March Madness 2016

By Nick LeBlanc

March is the season for madness.  Especially with teams hitting buzzer beaters to advance to the next round, like Wisconsin and Northern Iowa, or teams completely breaking down to end their journey to the title, also like Northern Iowa. The madness also resides with this year’s upsets, which have created busted brackets and a busted morale.  Just talk to any Michigan State fan.

The biggest upset of this year’s March Madness, which I briefly mentioned already, was when No. 2 seed Michigan State lost to No. 15 seed Middle Tennessee State. MSU was the co-favorite to win the NCAA Tournament. The Spartans’ loss led to busted brackets and busted dreams of thousands of people hoping to finally win a March Madness pool.

This upset wasn’t the only one that led to shattered brackets.  Almost every year a No. 12 seed beats a No. 5 seed.  This year, No. 12 seed Arkansas-Little Rock beat No. 5 seed Purdue, and No. 12 seed Yale defeated No. 5 seed Baylor.  Both No. 12 seeds would go onto lose in the next round to a No. 4 seeded team. 
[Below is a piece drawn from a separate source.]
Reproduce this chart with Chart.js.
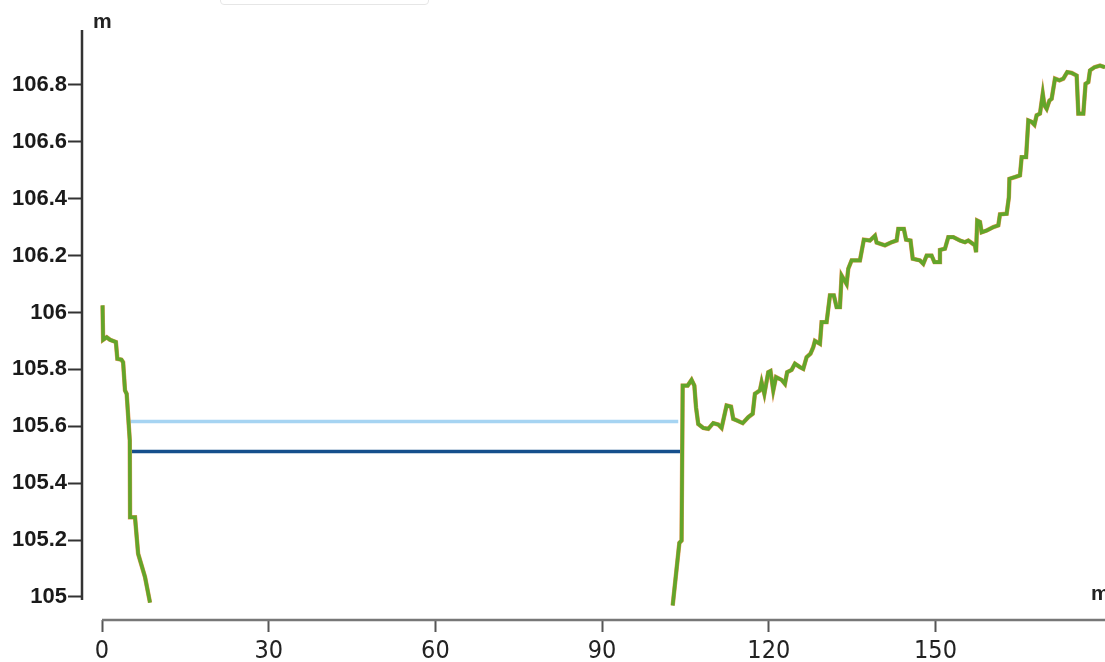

Similarly, nearly all No. 11 seeds managed to beat the No. 6 seeds.  Three out of the four No. 11 seeds this year won their matchups (Michigan was the only one to lose, falling to Notre Dame after blowing a lead in the second half). For Michigan fans, it has become a common site this year to witness Michigan athletics not be able to hold their lead.

Besides the insignificant upsets, like a No. 9 seed beating a No. 8 seed, there were two other major upsets. One of the upsets yielded the fall of No. 3 seed West Virginia, which lost to No. 14 seed Stephen F. Austin by 14 points.  Also, No. 4 seed California fell to No. 13 seed Hawaii by 11 points. The upsets were especially surprising because of the margins in which the lower seeds were victorious.

After a predictable and uneventful Sweet Sixteen, the Elite Eight brought about the unexpected fall of three of the four No. 1 seeds.  No. 1 seed Kansas lost to No. 2 seed Villanova, No. 1 seed Oregon lost to No. 2 seed Oklahoma, and No. 1 seed Virginia fell to No. 10 seed Syracuse.  Oregon losing to Oklahoma wasn’t a surprise as Oklahoma’s shooting guard Buddy Hield, who scored 37 points, is one of the most dominant players in the nation. 

What was a surprise was Virginia falling to Syracuse. The highest seed that Syracuse played before defeating the No. 1 seed was No. 7 seed Dayton.  Now Syracuse, a team that arguably shouldn’t have made the tournament, is in the Final Four.

With the Final Four settled, it is finally time to make a realistic prediction on who will win the NCAA Tournament.  Out of the four teams, the one that has the best chance to win it all is North Carolina. UNC’s ability to play stout defense on top of playing superbly on offense will be too much for any of the three remaining teams to handle.  Syracuse won’t stand a chance against North Carolina in the semifinals, and the overall athleticism of North Carolina will be too much for either Villanova or Oklahoma.  Despite having Buddy Hield, I predict North Carolina will defeat Oklahoma 86-79 and cut down the nets in Houston.